# WRITTEN TASK
Retype the opening lines of the listing below, ending with the line that contains "import pandas as pd", and leave out any pictures.

--

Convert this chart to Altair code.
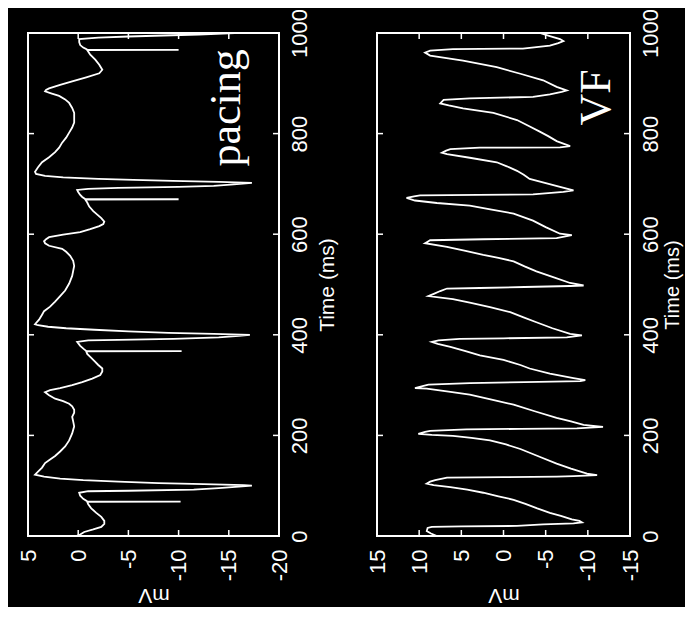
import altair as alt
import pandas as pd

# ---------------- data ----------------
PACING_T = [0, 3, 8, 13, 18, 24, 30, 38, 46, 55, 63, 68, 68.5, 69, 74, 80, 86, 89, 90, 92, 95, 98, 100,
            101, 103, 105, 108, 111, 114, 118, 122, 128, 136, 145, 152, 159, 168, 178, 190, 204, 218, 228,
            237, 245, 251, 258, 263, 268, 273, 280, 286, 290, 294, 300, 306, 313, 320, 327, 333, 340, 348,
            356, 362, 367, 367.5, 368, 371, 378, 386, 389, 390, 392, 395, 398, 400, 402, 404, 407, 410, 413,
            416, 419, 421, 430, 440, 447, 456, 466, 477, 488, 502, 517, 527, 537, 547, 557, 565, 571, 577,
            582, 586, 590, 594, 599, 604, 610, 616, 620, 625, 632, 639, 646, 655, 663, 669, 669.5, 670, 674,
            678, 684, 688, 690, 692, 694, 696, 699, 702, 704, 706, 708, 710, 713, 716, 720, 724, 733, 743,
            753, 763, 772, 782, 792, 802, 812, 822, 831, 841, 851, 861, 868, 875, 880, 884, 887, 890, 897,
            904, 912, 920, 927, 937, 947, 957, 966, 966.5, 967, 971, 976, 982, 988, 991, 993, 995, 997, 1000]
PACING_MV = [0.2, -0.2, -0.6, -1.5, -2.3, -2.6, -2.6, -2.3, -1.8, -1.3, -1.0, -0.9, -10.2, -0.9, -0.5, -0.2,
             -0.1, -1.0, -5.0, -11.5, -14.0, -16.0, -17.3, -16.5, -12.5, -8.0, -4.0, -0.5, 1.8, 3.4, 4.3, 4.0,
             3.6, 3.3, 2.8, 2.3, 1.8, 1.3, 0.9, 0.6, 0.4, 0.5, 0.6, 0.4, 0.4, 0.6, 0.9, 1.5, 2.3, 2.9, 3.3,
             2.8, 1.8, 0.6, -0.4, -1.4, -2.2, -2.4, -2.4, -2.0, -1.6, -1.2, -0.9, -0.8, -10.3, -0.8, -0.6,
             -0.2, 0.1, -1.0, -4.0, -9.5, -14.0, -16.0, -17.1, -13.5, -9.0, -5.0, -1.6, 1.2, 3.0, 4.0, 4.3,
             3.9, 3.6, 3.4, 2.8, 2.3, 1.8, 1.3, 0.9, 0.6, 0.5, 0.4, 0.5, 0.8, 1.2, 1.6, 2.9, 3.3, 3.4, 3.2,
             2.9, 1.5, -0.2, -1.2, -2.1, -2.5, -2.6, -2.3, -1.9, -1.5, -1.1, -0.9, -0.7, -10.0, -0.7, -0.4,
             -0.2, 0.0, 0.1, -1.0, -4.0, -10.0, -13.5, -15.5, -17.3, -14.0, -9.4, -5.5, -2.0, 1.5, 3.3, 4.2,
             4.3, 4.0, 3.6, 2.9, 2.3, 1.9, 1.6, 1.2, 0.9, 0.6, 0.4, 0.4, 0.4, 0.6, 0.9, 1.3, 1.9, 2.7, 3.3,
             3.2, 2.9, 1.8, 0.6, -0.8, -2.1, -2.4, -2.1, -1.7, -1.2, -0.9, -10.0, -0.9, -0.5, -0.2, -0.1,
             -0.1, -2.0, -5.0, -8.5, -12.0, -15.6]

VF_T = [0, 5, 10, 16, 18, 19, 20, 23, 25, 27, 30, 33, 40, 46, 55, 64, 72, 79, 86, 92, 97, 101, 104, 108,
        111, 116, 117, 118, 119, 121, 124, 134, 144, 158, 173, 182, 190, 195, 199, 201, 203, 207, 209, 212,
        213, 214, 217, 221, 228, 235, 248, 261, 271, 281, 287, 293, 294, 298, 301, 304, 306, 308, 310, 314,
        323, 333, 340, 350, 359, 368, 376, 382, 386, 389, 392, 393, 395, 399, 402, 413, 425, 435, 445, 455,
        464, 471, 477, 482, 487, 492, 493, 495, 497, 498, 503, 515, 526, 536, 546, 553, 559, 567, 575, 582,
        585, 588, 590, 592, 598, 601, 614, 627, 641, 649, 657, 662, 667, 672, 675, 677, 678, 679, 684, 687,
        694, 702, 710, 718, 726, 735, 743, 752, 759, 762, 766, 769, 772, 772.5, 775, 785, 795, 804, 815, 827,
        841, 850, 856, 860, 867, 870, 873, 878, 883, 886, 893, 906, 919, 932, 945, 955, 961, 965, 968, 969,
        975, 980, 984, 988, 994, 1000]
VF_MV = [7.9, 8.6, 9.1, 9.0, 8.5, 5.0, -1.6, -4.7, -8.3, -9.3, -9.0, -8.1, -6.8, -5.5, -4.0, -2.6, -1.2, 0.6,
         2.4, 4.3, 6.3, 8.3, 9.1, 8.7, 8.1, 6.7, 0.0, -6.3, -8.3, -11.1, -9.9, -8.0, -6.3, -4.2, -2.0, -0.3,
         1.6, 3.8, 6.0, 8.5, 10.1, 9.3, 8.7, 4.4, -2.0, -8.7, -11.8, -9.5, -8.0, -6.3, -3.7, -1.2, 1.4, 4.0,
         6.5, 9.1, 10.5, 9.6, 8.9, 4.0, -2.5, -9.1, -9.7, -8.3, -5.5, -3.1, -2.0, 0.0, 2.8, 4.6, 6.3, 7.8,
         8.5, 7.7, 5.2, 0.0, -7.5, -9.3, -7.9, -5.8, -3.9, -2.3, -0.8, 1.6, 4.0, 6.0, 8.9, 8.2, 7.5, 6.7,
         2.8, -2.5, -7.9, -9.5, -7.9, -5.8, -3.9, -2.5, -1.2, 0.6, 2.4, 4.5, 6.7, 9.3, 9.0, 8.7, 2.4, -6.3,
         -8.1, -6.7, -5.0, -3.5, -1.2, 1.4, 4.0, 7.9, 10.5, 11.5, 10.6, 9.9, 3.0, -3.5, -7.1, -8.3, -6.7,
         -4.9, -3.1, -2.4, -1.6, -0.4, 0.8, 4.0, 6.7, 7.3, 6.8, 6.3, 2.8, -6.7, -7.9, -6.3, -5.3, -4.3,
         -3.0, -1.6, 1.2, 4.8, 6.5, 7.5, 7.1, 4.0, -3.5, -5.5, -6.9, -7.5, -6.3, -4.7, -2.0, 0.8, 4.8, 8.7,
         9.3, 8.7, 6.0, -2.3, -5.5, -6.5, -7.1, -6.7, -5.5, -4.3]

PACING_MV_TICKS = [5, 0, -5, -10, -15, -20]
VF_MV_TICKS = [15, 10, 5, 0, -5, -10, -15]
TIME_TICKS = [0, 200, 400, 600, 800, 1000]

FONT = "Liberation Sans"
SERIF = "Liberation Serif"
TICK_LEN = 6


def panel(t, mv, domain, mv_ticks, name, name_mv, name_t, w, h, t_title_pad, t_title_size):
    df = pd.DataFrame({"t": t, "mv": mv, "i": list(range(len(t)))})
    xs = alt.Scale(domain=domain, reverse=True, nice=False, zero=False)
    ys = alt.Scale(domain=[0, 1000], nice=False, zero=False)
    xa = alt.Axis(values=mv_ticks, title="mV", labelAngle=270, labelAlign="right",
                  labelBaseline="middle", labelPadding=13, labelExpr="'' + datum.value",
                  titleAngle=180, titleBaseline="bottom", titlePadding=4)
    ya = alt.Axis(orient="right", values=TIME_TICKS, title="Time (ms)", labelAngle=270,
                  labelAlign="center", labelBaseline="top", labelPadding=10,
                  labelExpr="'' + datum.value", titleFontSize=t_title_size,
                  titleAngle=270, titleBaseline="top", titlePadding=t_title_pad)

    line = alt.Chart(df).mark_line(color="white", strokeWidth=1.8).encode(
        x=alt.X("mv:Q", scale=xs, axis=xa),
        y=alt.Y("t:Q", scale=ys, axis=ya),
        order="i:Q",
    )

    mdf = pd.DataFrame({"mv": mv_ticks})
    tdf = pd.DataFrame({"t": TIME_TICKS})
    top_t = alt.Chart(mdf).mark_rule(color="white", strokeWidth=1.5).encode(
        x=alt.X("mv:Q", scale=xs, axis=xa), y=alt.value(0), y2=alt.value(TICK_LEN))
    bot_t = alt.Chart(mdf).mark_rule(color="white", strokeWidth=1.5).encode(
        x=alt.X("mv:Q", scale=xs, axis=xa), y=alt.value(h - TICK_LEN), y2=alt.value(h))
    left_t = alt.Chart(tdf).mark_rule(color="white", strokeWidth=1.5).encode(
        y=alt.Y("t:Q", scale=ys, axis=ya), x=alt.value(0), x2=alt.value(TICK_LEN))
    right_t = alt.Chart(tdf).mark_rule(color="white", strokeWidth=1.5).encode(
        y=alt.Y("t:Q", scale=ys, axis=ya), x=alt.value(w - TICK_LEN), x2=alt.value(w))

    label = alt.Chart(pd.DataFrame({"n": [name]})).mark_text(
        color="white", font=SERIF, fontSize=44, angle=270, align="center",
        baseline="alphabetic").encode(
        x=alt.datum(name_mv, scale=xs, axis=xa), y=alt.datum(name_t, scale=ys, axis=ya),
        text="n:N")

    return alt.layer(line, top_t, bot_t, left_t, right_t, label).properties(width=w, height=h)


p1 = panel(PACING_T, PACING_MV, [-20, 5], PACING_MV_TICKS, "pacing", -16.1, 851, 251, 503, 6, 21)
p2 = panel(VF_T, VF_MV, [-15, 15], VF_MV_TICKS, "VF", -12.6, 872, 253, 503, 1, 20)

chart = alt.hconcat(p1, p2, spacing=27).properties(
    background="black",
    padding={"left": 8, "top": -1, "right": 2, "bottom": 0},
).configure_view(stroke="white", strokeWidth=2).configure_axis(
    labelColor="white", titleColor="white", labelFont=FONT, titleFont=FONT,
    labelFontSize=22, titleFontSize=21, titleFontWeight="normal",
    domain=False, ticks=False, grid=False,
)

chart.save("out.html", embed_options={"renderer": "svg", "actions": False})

--

# FINISHED ANSWER
Convert this chart to Altair code.
import altair as alt
import pandas as pd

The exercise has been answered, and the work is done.